- AIM: Produce an exact transcription of the listing below, omitting the pictures.

- DATA SEGMENT:

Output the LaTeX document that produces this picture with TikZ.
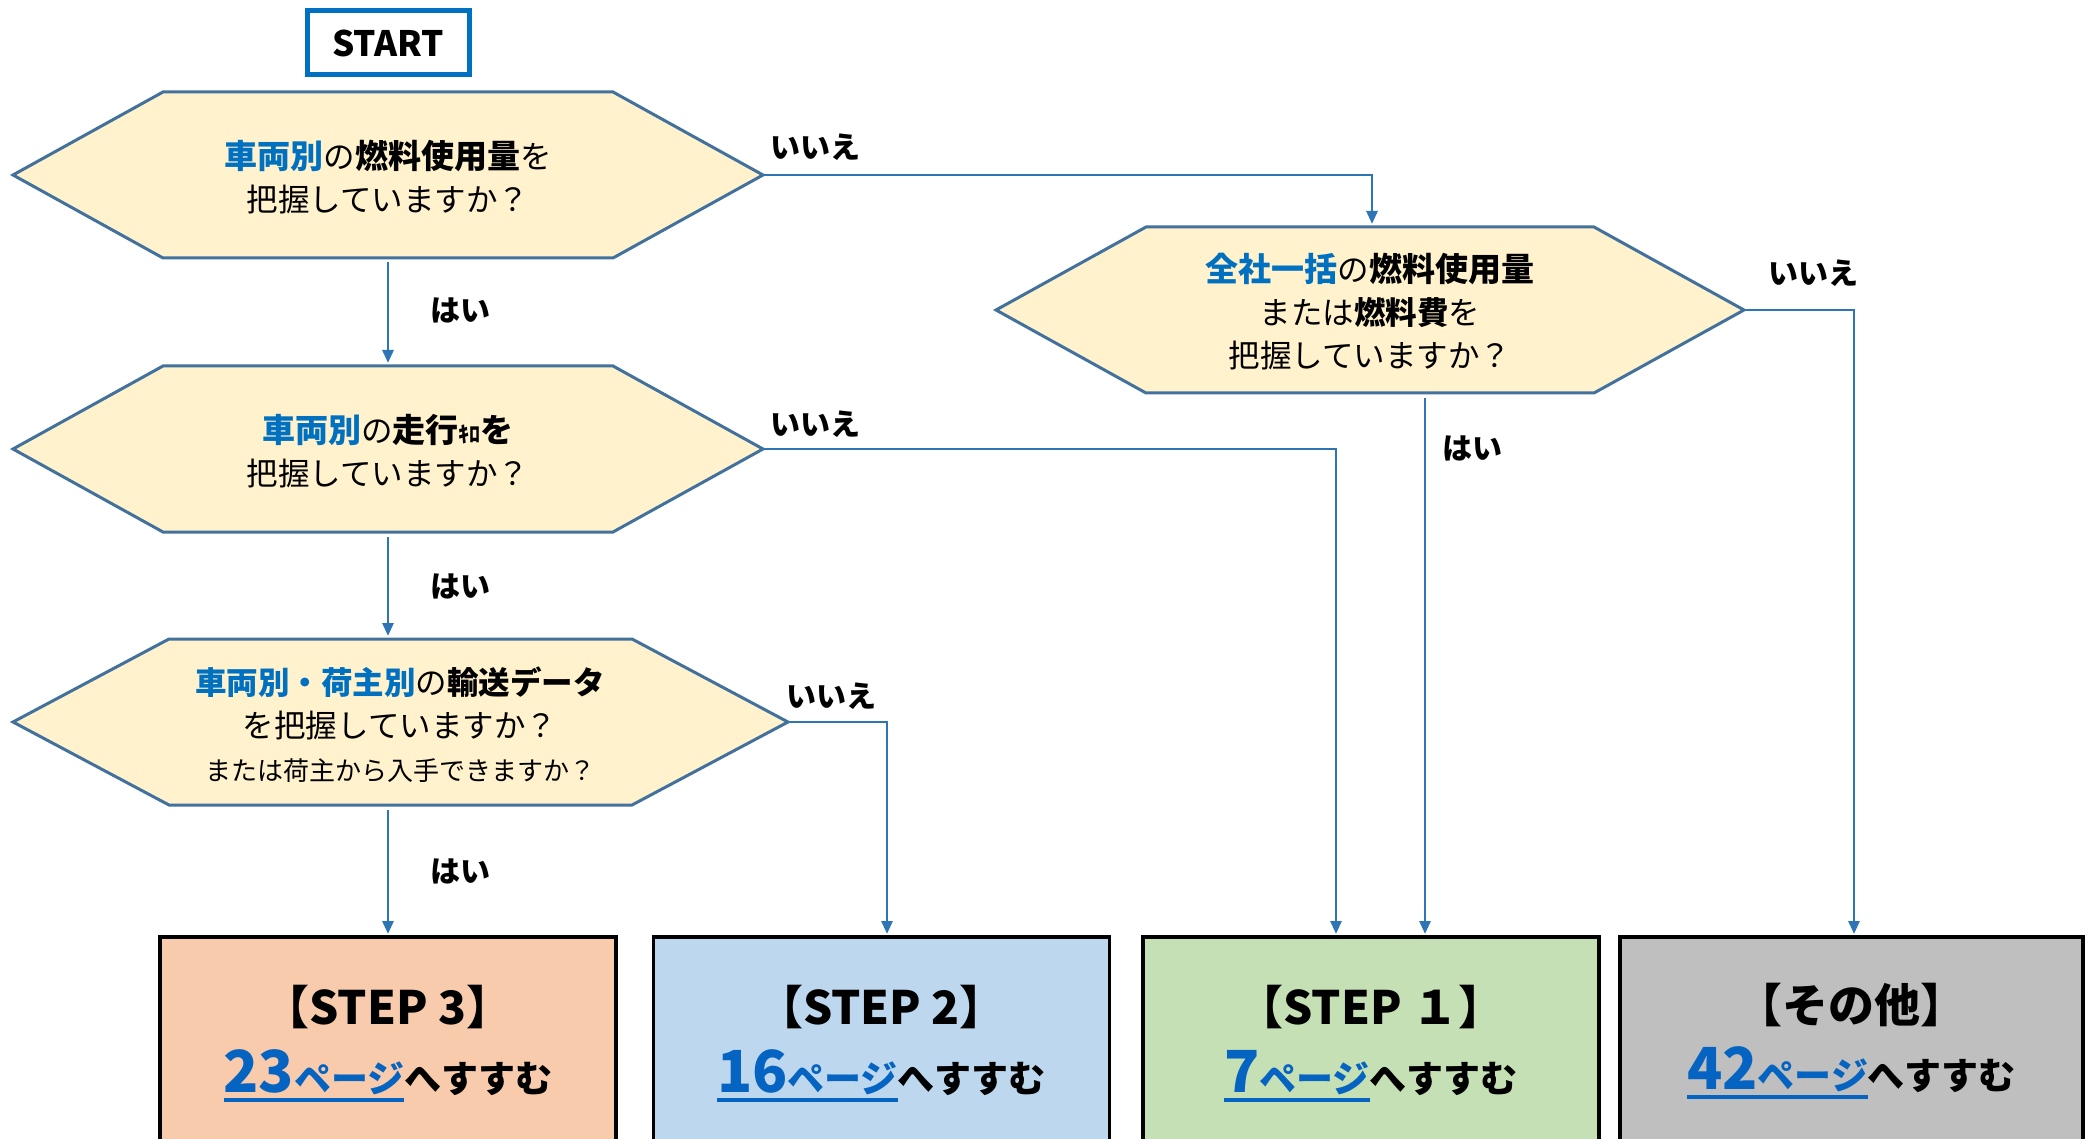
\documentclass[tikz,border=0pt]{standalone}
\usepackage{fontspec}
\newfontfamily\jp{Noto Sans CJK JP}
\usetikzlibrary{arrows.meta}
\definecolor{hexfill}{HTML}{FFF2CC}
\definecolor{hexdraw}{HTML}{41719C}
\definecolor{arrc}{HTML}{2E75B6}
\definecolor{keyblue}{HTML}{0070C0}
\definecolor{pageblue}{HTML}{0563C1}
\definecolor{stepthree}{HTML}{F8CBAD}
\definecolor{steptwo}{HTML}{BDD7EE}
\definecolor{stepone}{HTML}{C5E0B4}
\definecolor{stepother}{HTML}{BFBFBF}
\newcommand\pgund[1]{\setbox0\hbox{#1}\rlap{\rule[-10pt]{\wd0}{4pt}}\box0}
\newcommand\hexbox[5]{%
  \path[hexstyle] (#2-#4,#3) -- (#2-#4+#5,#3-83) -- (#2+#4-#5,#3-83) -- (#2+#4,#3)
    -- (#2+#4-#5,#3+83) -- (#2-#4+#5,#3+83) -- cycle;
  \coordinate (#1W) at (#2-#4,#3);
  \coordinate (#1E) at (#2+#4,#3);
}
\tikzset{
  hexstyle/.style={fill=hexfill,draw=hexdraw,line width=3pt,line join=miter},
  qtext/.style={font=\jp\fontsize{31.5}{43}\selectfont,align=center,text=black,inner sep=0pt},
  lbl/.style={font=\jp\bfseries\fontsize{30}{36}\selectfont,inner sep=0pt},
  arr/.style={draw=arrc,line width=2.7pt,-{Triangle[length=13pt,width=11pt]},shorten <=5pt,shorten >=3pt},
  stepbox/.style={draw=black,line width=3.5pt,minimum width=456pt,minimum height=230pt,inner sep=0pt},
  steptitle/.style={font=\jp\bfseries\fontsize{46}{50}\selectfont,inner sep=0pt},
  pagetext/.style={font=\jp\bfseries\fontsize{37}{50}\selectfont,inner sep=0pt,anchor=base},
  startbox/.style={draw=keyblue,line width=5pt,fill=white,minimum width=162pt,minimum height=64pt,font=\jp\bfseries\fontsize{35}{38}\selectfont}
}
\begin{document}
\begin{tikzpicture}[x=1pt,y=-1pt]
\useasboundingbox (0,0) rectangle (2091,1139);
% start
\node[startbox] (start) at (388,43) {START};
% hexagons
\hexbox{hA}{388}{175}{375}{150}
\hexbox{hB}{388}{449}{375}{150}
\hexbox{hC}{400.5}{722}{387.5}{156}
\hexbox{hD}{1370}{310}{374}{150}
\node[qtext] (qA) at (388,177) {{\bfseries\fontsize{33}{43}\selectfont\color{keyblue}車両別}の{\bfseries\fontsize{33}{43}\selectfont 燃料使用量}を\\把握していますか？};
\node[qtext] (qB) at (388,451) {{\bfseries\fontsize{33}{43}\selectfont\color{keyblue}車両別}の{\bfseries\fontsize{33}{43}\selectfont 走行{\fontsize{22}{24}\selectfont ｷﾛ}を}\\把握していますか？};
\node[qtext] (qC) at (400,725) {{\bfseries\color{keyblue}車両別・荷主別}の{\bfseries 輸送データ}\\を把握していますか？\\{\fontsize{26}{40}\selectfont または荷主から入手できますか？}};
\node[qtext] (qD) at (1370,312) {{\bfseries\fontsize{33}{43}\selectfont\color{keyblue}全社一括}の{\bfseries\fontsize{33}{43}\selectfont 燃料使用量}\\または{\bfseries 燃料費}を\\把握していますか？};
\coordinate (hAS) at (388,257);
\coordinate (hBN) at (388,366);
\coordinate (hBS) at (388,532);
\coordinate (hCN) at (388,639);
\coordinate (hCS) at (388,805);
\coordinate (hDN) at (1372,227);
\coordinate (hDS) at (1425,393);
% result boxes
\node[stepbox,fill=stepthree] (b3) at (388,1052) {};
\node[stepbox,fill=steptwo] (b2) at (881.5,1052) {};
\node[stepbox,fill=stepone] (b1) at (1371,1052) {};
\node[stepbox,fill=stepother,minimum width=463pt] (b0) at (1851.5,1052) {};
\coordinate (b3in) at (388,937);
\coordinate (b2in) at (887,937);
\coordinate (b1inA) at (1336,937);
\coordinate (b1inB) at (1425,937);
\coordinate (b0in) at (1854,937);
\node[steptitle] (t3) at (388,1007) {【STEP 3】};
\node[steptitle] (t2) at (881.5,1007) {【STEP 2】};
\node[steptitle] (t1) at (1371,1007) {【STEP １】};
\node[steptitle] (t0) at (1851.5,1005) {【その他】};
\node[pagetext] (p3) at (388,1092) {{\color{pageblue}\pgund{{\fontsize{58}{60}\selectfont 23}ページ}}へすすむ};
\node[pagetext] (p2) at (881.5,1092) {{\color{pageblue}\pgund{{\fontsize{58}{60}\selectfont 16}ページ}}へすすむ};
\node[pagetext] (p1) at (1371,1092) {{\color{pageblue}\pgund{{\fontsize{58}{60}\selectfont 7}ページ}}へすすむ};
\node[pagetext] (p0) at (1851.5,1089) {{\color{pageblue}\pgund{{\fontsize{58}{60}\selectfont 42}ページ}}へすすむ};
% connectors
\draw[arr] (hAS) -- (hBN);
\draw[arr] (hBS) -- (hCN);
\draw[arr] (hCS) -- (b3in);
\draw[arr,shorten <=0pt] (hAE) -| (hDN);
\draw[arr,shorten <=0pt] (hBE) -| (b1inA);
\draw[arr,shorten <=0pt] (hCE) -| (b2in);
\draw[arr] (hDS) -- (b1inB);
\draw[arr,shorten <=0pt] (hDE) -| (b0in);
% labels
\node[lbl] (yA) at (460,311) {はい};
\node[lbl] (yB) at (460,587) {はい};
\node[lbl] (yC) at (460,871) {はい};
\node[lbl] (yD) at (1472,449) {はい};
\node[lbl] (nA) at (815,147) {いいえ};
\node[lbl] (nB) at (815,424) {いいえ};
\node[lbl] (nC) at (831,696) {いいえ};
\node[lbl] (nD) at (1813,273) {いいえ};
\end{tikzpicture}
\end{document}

- TASK ANSWER:
Output the LaTeX document that produces this picture with TikZ.
\documentclass[tikz,border=0pt]{standalone}
\usepackage{fontspec}
\newfontfamily\jp{Noto Sans CJK JP}
\usetikzlibrary{arrows.meta}
\definecolor{hexfill}{HTML}{FFF2CC}
\definecolor{hexdraw}{HTML}{41719C}
\definecolor{arrc}{HTML}{2E75B6}
\definecolor{keyblue}{HTML}{0070C0}
\definecolor{pageblue}{HTML}{0563C1}
\definecolor{stepthree}{HTML}{F8CBAD}
\definecolor{steptwo}{HTML}{BDD7EE}
\definecolor{stepone}{HTML}{C5E0B4}
\definecolor{stepother}{HTML}{BFBFBF}
\newcommand\pgund[1]{\setbox0\hbox{#1}\rlap{\rule[-10pt]{\wd0}{4pt}}\box0}
\newcommand\hexbox[5]{%
  \path[hexstyle] (#2-#4,#3) -- (#2-#4+#5,#3-83) -- (#2+#4-#5,#3-83) -- (#2+#4,#3)
    -- (#2+#4-#5,#3+83) -- (#2-#4+#5,#3+83) -- cycle;
  \coordinate (#1W) at (#2-#4,#3);
  \coordinate (#1E) at (#2+#4,#3);
}
\tikzset{
  hexstyle/.style={fill=hexfill,draw=hexdraw,line width=3pt,line join=miter},
  qtext/.style={font=\jp\fontsize{31.5}{43}\selectfont,align=center,text=black,inner sep=0pt},
  lbl/.style={font=\jp\bfseries\fontsize{30}{36}\selectfont,inner sep=0pt},
  arr/.style={draw=arrc,line width=2.7pt,-{Triangle[length=13pt,width=11pt]},shorten <=5pt,shorten >=3pt},
  stepbox/.style={draw=black,line width=3.5pt,minimum width=456pt,minimum height=230pt,inner sep=0pt},
  steptitle/.style={font=\jp\bfseries\fontsize{46}{50}\selectfont,inner sep=0pt},
  pagetext/.style={font=\jp\bfseries\fontsize{37}{50}\selectfont,inner sep=0pt,anchor=base},
  startbox/.style={draw=keyblue,line width=5pt,fill=white,minimum width=162pt,minimum height=64pt,font=\jp\bfseries\fontsize{35}{38}\selectfont}
}
\begin{document}
\begin{tikzpicture}[x=1pt,y=-1pt]
\useasboundingbox (0,0) rectangle (2091,1139);
% start
\node[startbox] (start) at (388,43) {START};
% hexagons
\hexbox{hA}{388}{175}{375}{150}
\hexbox{hB}{388}{449}{375}{150}
\hexbox{hC}{400.5}{722}{387.5}{156}
\hexbox{hD}{1370}{310}{374}{150}
\node[qtext] (qA) at (388,177) {{\bfseries\fontsize{33}{43}\selectfont\color{keyblue}車両別}の{\bfseries\fontsize{33}{43}\selectfont 燃料使用量}を\\把握していますか？};
\node[qtext] (qB) at (388,451) {{\bfseries\fontsize{33}{43}\selectfont\color{keyblue}車両別}の{\bfseries\fontsize{33}{43}\selectfont 走行{\fontsize{22}{24}\selectfont ｷﾛ}を}\\把握していますか？};
\node[qtext] (qC) at (400,725) {{\bfseries\color{keyblue}車両別・荷主別}の{\bfseries 輸送データ}\\を把握していますか？\\{\fontsize{26}{40}\selectfont または荷主から入手できますか？}};
\node[qtext] (qD) at (1370,312) {{\bfseries\fontsize{33}{43}\selectfont\color{keyblue}全社一括}の{\bfseries\fontsize{33}{43}\selectfont 燃料使用量}\\または{\bfseries 燃料費}を\\把握していますか？};
\coordinate (hAS) at (388,257);
\coordinate (hBN) at (388,366);
\coordinate (hBS) at (388,532);
\coordinate (hCN) at (388,639);
\coordinate (hCS) at (388,805);
\coordinate (hDN) at (1372,227);
\coordinate (hDS) at (1425,393);
% result boxes
\node[stepbox,fill=stepthree] (b3) at (388,1052) {};
\node[stepbox,fill=steptwo] (b2) at (881.5,1052) {};
\node[stepbox,fill=stepone] (b1) at (1371,1052) {};
\node[stepbox,fill=stepother,minimum width=463pt] (b0) at (1851.5,1052) {};
\coordinate (b3in) at (388,937);
\coordinate (b2in) at (887,937);
\coordinate (b1inA) at (1336,937);
\coordinate (b1inB) at (1425,937);
\coordinate (b0in) at (1854,937);
\node[steptitle] (t3) at (388,1007) {【STEP 3】};
\node[steptitle] (t2) at (881.5,1007) {【STEP 2】};
\node[steptitle] (t1) at (1371,1007) {【STEP １】};
\node[steptitle] (t0) at (1851.5,1005) {【その他】};
\node[pagetext] (p3) at (388,1092) {{\color{pageblue}\pgund{{\fontsize{58}{60}\selectfont 23}ページ}}へすすむ};
\node[pagetext] (p2) at (881.5,1092) {{\color{pageblue}\pgund{{\fontsize{58}{60}\selectfont 16}ページ}}へすすむ};
\node[pagetext] (p1) at (1371,1092) {{\color{pageblue}\pgund{{\fontsize{58}{60}\selectfont 7}ページ}}へすすむ};
\node[pagetext] (p0) at (1851.5,1089) {{\color{pageblue}\pgund{{\fontsize{58}{60}\selectfont 42}ページ}}へすすむ};
% connectors
\draw[arr] (hAS) -- (hBN);
\draw[arr] (hBS) -- (hCN);
\draw[arr] (hCS) -- (b3in);
\draw[arr,shorten <=0pt] (hAE) -| (hDN);
\draw[arr,shorten <=0pt] (hBE) -| (b1inA);
\draw[arr,shorten <=0pt] (hCE) -| (b2in);
\draw[arr] (hDS) -- (b1inB);
\draw[arr,shorten <=0pt] (hDE) -| (b0in);
% labels
\node[lbl] (yA) at (460,311) {はい};
\node[lbl] (yB) at (460,587) {はい};
\node[lbl] (yC) at (460,871) {はい};
\node[lbl] (yD) at (1472,449) {はい};
\node[lbl] (nA) at (815,147) {いいえ};
\node[lbl] (nB) at (815,424) {いいえ};
\node[lbl] (nC) at (831,696) {いいえ};
\node[lbl] (nD) at (1813,273) {いいえ};
\end{tikzpicture}
\end{document}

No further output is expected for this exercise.